The other item of evidence to the use of which the appellant objects is his confession. This was a voluntary confession. The fact that it was made while he was under illegal arrest does not make it incompetent. The rule of McNabb v. United States, 318 U.S. 332, 63 S.Ct. 608, 87 L.Ed. 819, upon which the appellant relies is inapplicable to the case at bar. See United States v. Walker, 2 Cir., 176 F.2d 564, 566, certiorari denied 338 U.S. 891, 70 S.Ct. 239, 94 L.Ed. 547; United States v. Leviton, 2 Cir., 193 F.2d 848, 853, certiorari denied 343 U.S. 946, 72 S.Ct. 860; In re Fried, 2 Cir., 161 F.2d 453, 1 A.L.R.2d 996.
Finally it is urged that the appellant was entitled to a hearing other than oral argument on his motion. The only question of fact which a hearing could have settled is whether the agent who swore to the Kentucky complaint had personal knowledge of the facts. This issue we regard as immaterial because, as already indicated, it was waived by the appellant's waiver of examination at his arraignment in Maryland, and, in any event, the evidence obtained while he was under arrest was not incompetent.
1. United States v. Walker, 2 Cir., 176 F. 2d 564, certiorari denied 338 U.S. 891, 70 S.Ct. 239, 94 L.Ed. 547.
2. United States v. Walker, 2 Cir., 190 F. 2d 481, certiorari denied 342 U.S. 868, 72 S.Ct. 109, rehearing denied 342 U.S. 899, 72 S.Ct. 229.
3. Rule 40(b) (3): "* * * After a defendant is held for removal or is discharged, the papers in the proceeding and any bail taken shall be transmitted to the clerk of the district court in which the prosecution is pending." See also Rule 5(c).
4. Howell v. United States, 4 Cir., 172 F. 2d 213, 215, certiorari denied 337 U.S. 906, 69 S.Ct. 1048, 93 L.Ed. 1718: "It is elementary that neither habeas corpus nor motion in the nature of application for a writ of error coram nobis can be availed of in lieu of writ of error or appeal, to correct errors committed in the course of a trial, even though such errors relate to constitutional rights. It is only when there has been the denial of the substance of a fair trial that the validity of the proceedings may be thus collaterally attacked or questioned by motion in the nature of petition for writ of error coram nobis or under 28 U.S. C.A. § 2255."

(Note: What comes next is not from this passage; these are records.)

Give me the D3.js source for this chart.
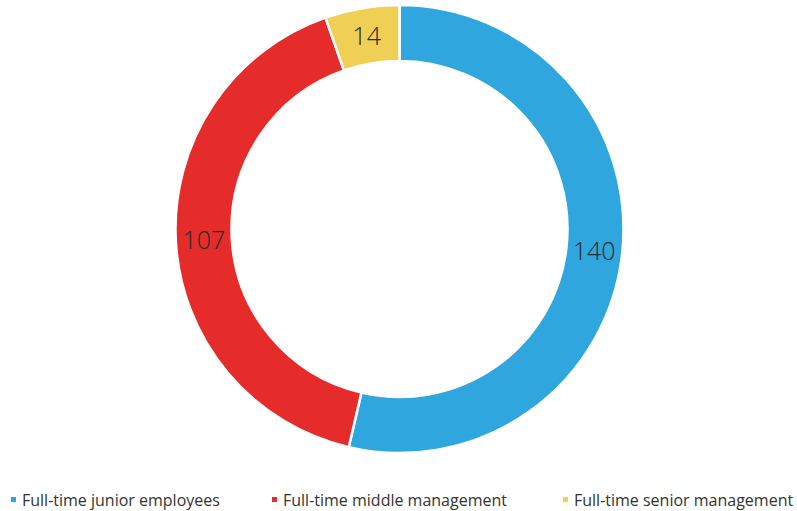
<!DOCTYPE html>
<html><head><meta charset="utf-8">
<script src="https://cdn.jsdelivr.net/npm/d3@7"></script>
<style>body{margin:0;background:#fff;}svg{display:block;}</style>
</head><body>
<svg id="c" width="797" height="511"></svg>
<script>
const categories = ["Full-time junior employees", "Full-time middle management", "Full-time senior management"];
const values = [140, 107, 14];
const colors = ["#2fa6de", "#e62b2b", "#f0cf55"];

const svg = d3.select("#c");
const cx = 399.5, cy = 229, outerR = 224, innerR = 168;
const g = svg.append("g").attr("transform", `translate(${cx},${cy})`);
const pie = d3.pie().sort(null).value(d => d)(values);
const arc = d3.arc().innerRadius(innerR).outerRadius(outerR);
g.selectAll("path").data(pie).join("path")
  .attr("d", arc).attr("fill", (d,i) => colors[i])
  .attr("stroke", "#fff").attr("stroke-width", 2.5);
g.selectAll("text").data(pie).join("text")
  .attr("transform", d => `translate(${arc.centroid(d)})`)
  .attr("text-anchor", "middle").attr("dy", "0.36em")
  .attr("font-family", "Open Sans, sans-serif").attr("font-weight", 300)
  .attr("font-size", 25).attr("fill", "#2a2a2a")
  .text(d => d.data);

const legX = [10, 271, 562];
const lg = svg.selectAll("g.leg").data(categories).join("g").attr("class","leg")
  .attr("transform", (d,i) => `translate(${legX[i]},506)`);
lg.append("rect").attr("x", 1).attr("y", -9).attr("width", 5).attr("height", 5)
  .attr("fill", (d,i) => colors[i]);
lg.append("text").attr("x", 12).attr("y", 0)
  .attr("font-family", "Open Sans, sans-serif").attr("font-size", 16).attr("fill", "#333")
  .text(d => d);
</script>
</body></html>
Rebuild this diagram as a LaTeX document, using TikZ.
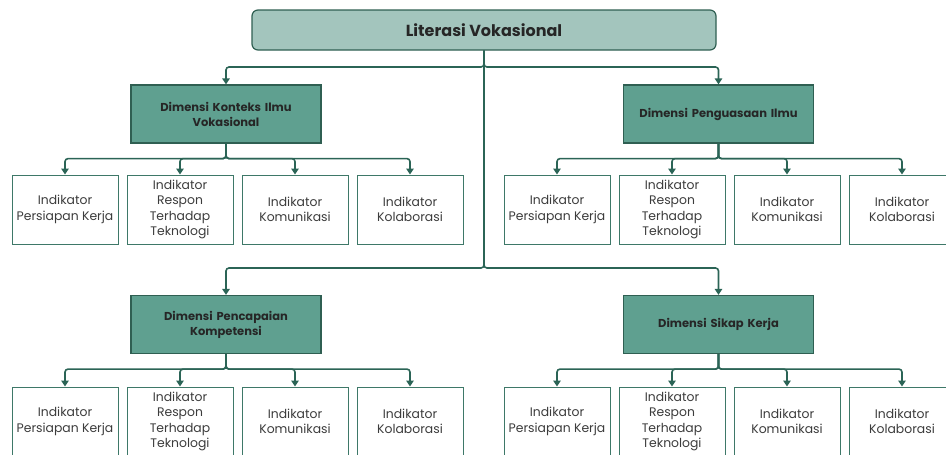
\documentclass[tikz,border=0pt]{standalone}
\usepackage{fontspec}
\setmainfont{Poppins}
\usetikzlibrary{positioning, arrows.meta}

\definecolor{darkteal}{HTML}{2B6456}
\definecolor{edgeteal}{HTML}{2F5F52}
\definecolor{midteal}{HTML}{5FA090}
\definecolor{paleteal}{HTML}{A3C5BD}
\definecolor{boxedge}{HTML}{3E7868}
\definecolor{inkdark}{HTML}{262626}

\begin{document}
\begin{tikzpicture}[x=1pt, y=-1pt]
        \tikzstyle{rootbox} = [rectangle, rounded corners=6pt, minimum width=464pt, minimum height=40pt, draw=edgeteal, fill=paleteal, line width=1.2pt, text=inkdark, font=\bfseries\fontsize{16}{19}\selectfont]
        \tikzstyle{dimbox} = [rectangle, minimum width=190pt, minimum height=58pt, text width=180pt, align=center, draw=edgeteal, fill=midteal, line width=1.2pt, text=inkdark, font=\bfseries\fontsize{11.5}{15}\selectfont]
        \tikzstyle{indbox} = [rectangle, minimum width=106pt, minimum height=69pt, inner sep=1pt, align=center, draw=boxedge, fill=white, line width=1pt, text=inkdark!90, font=\fontsize{12.4}{15.5}\selectfont]
        \tikzstyle{arrow} = [line width=1.6pt, draw=darkteal, rounded corners=3pt, -{Triangle[length=6pt,width=7.5pt]}]

        \useasboundingbox (0,0) rectangle (946,455);
        \clip (0,0) rectangle (946,455);

        \node (lit) [rootbox] at (484,30) {Literasi Vokasional};
        \node (konteks) [dimbox] at (226,114) {Dimensi Konteks Ilmu\\Vokasional};
        \node (penguasaan) [dimbox] at (718.5,114) {Dimensi Penguasaan Ilmu};
        \node (pencapaian) [dimbox] at (226,324.5) {Dimensi Pencapaian\\Kompetensi};
        \node (sikap) [dimbox] at (718.5,324.5) {Dimensi Sikap Kerja};

        \coordinate (upper) at (484,67);
        \coordinate (lower) at (484,268);

        \draw [arrow] (lit.south) -- (upper) -| (konteks.north);
        \draw [arrow] (lit.south) -- (upper) -| (penguasaan.north);
        \draw [arrow] (lit.south) -- (lower) -| (pencapaian.north);
        \draw [arrow] (lit.south) -- (lower) -| (sikap.north);

        % four indicators under every dimension
        \foreach \dim/\x/\y in {konteks/65/209.5, penguasaan/557/209.5, pencapaian/65/421.5, sikap/557/421.5} {
            \node (\dim-a) [indbox] at (\x,\y) {Indikator\\Persiapan Kerja};
            \node (\dim-b) [indbox, right=8pt of \dim-a] {Indikator\\Respon\\Terhadap\\Teknologi};
            \node (\dim-c) [indbox, right=8pt of \dim-b] {Indikator\\Komunikasi};
            \node (\dim-d) [indbox, right=8pt of \dim-c] {Indikator\\Kolaborasi};
            \coordinate [below=15pt of \dim.south] (\dim-bus);
            \foreach \k in {a,b,c,d}
                \draw [arrow] (\dim.south) -- (\dim-bus) -| (\dim-\k.north);
        }
    \end{tikzpicture}
\end{document}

5. "The undersigned complainant being duly sworn states:
"That on or about between May 1, 1946 and Dec. 20, 1946, at Lexington, Ky., in the Eastern District of Kentucky, John Donald Walker did unlawfully, knowingly and wilfully transport in interstate commerce money and stocks of the approximate value of $18,000.00, which had theretofore been taken by him through fraud, knowing the same to have been so taken.

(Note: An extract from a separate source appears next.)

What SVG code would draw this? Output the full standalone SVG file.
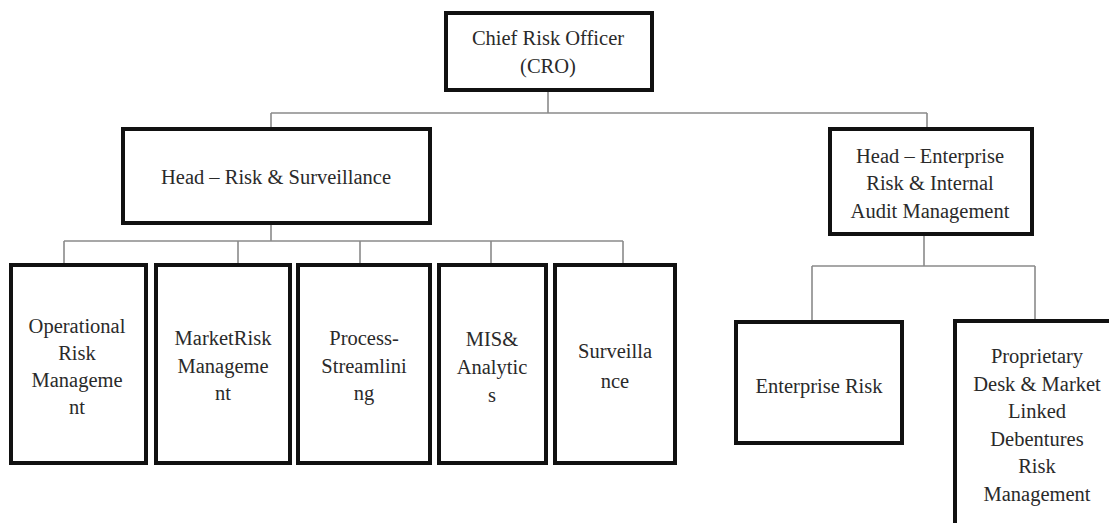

"And the complainant further states that he believes that John W. Core, Sp. Agt. FBI, Louisville, Ky. is material witness in relation to this charge.
"John W. Core "Signature of Complainant. "Sp. Agt. FBI "Official Title
"Sworn to before me, and subscribed in my presence August 25, 1947.
"Joseph J. Bradley "United States Commissioner."
6. See United States v. Ruroede, D.C.S.D. N.Y., 220 F. 210, 213, where Judge Augustus N. Hand said: "His waiver will prevent him, as I have heretofore said, from objecting to informalities or irregularities in the warrant or in the complaint. * * * The prisoner has a right to have evidence produced in support of the complaint and to produce evidence on his part in answer thereto; in other words, to have the benefit of a preliminary examination. If he does not desire to have it and waives it, he cannot thereafter claim that he should have had it. In other words, the waiver is as broad as the privilege and nothing more." Compare United States ex rel. King v. Gokey, D.C.N.D.N.Y., 32 F.2d 793, 795.